Rent prices in Lyon and its suburbs
The cheapest three cities on the list were Nantes in Brittany, France's 'Ville Rose' Toulouse in Occitanie and Grenoble in the Auvergne-Rhône-Alpes region which came in 8th, 9th and 10th, respectively.
The average price per square metre in Nantes was calculated at €11.4 while it was €11.1 in Toulouse and Grenoble. 
In Nantes, often cited as one of the most attractive French cities, tenants paid an average of €387 for a studio per month and €500 for a one bedroom. 
Nantes. Photo: Jean-Pierre Dalbéra/Flickr
In the city of Toulouse itself that dropped to €380 for a studio and €495.  
Rent prices in Toulouse and its suburbs 
In Grenoble the average studio cost €397 however the price of a one bedroom apartment in Grenoble were more expensive than either Nantes or Toulouse, coming with a price tag of €544. 

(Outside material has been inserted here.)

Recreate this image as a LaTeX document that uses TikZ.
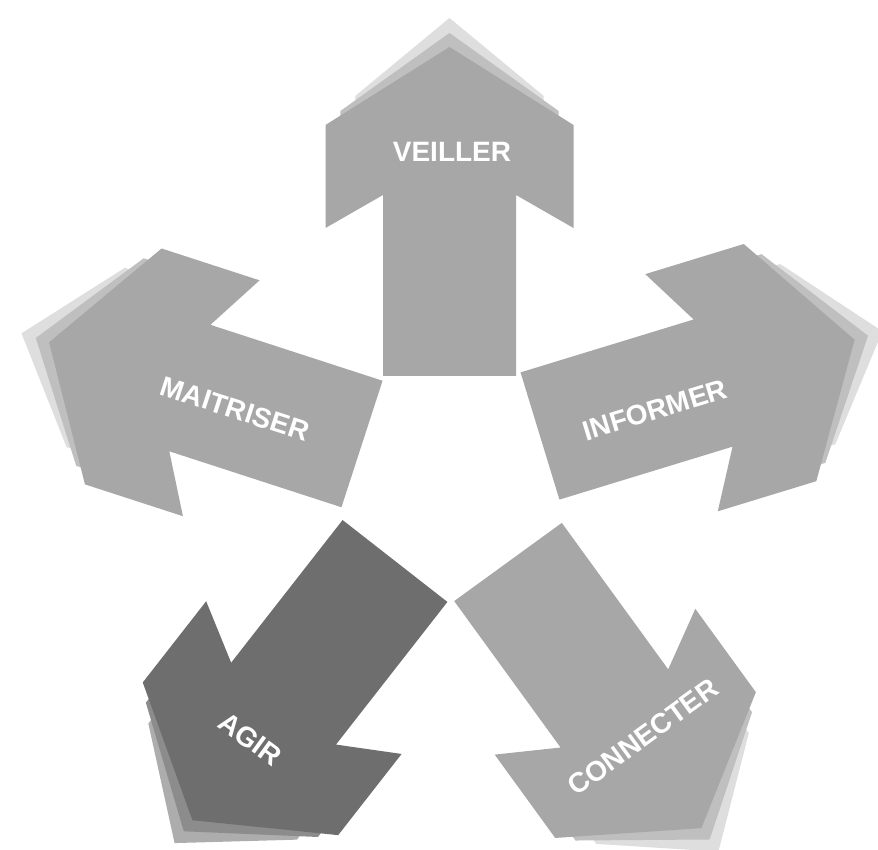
\documentclass[tikz,border=0pt]{standalone}
\usepackage{fontspec}
\setmainfont{Liberation Sans}
\definecolor{lightmain}{gray}{0.655}
\definecolor{lightone}{gray}{0.75}
\definecolor{lighttwo}{gray}{0.87}
\definecolor{darkmain}{gray}{0.43}
\definecolor{darkone}{gray}{0.55}
\definecolor{darktwo}{gray}{0.68}
\def\arrowpath{(-66.5,0) -- (66.5,0) -- (66.5,181) -- (124,148) -- (124,251) -- (0,329) -- (-124,251) -- (-124,148) -- (-66.5,181) -- cycle}
\newcommand\starrow[4]{%
  \begin{scope}[shift={(#1,#2)}, rotate=#3]
    \fill[#4two, yshift=29, xscale=0.76] \arrowpath;
    \fill[#4one, yshift=14, xscale=0.88] \arrowpath;
    \fill[#4main] \arrowpath;
  \end{scope}}
\tikzset{lbl/.style={text=white, font=\bfseries\fontsize{28}{30}\selectfont, inner sep=0pt}}
\begin{document}
\begin{tikzpicture}[x=1pt, y=1pt]
\useasboundingbox (0,0) rectangle (878,850);
\fill[white] (0,0) rectangle (878,850);
\starrow{449.5}{474}{0}{light}
\starrow{540}{414}{-73}{light}
\starrow{508}{288}{-144}{light}
\starrow{395}{289}{142}{dark}
\starrow{362}{406}{72}{light}
\node[lbl] (veiller) at (452,698) {VEILLER};
\node[lbl, rotate=17] (informer) at (655,440) {INFORMER};
\node[lbl, rotate=36] (connecter) at (643,113) {CONNECTER};
\node[lbl, rotate=-36] (agir) at (250,111) {AGIR};
\node[lbl, rotate=-18] (maitriser) at (235,441) {MAITRISER};
\end{tikzpicture}
\end{document}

Rent prices in Grenoble and its surburbs
The study also compared rents of cities with a population of over 100,000 and without including the wider suburbs or agglomeration, hence why the figures are slightly different to those in the table above.
This saw Montpellier, where the price per square metre was €13.2, Rennes (€12.7), Rouen (€11.9), Tours (€11.3), Strasbourg (€11.3), Caen (€10.9), Dijon (€10.7), Reims (€10.5), Angers (€10.5), Le Havre (€10) and Besancon (€9.4) all included in the ranking of average rent prices. 
High demand 
The study also looks into how long the turnaround is between an apartment going on the rental market and being snapped up (see table below). 

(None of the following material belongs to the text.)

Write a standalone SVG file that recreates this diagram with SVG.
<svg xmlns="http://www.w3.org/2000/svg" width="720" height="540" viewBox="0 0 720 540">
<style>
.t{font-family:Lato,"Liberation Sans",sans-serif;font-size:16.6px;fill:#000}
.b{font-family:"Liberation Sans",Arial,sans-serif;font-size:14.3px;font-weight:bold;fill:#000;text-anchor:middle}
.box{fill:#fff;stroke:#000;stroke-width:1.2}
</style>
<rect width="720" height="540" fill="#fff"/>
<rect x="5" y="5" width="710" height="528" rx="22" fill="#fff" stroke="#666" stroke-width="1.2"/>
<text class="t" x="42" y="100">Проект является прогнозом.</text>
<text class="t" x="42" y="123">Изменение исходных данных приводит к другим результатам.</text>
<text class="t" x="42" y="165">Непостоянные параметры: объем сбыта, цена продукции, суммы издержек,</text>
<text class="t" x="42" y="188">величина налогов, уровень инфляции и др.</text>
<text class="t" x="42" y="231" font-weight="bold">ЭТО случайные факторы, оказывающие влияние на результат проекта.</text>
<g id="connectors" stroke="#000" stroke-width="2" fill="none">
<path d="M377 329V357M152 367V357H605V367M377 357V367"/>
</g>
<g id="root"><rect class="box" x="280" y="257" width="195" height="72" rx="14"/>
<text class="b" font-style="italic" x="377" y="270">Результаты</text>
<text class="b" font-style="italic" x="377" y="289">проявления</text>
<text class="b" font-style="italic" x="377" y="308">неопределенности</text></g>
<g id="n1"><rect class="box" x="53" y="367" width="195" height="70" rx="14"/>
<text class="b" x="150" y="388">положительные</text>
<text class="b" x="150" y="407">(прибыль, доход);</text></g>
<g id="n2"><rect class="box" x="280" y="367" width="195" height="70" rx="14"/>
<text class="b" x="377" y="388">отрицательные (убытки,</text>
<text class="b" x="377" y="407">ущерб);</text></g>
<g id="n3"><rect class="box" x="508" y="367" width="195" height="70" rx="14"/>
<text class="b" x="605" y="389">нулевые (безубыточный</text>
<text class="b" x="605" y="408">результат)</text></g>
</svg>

"This is an indicator of the local market tension," says Fnaim. "The longer the delay, the more it shows an abundant rental offer and sluggish demand."
And perhaps surprisingly for anyone who has struggled to get the apartment of their dreams in Paris, the French capital doesn't have the highest turnaround. In fact, it is Lille in the north where demand is highest with an average turnaround of just 23 days.
Meanwhile the French capital sat comfortably in the middle of the table with an average turnaround of 74 days. 
And the big agglomeration with the least demand is Toulouse where the average turnaround is 146 days. 
However that pales into comparison compared to Dijon where a flat is taken up on average 222 days after going on the market.
There was also a lengthy period before flats are taken up in the southern cities of Marseille ad Montpellier where the average turn around is 155 and 168 days respectively.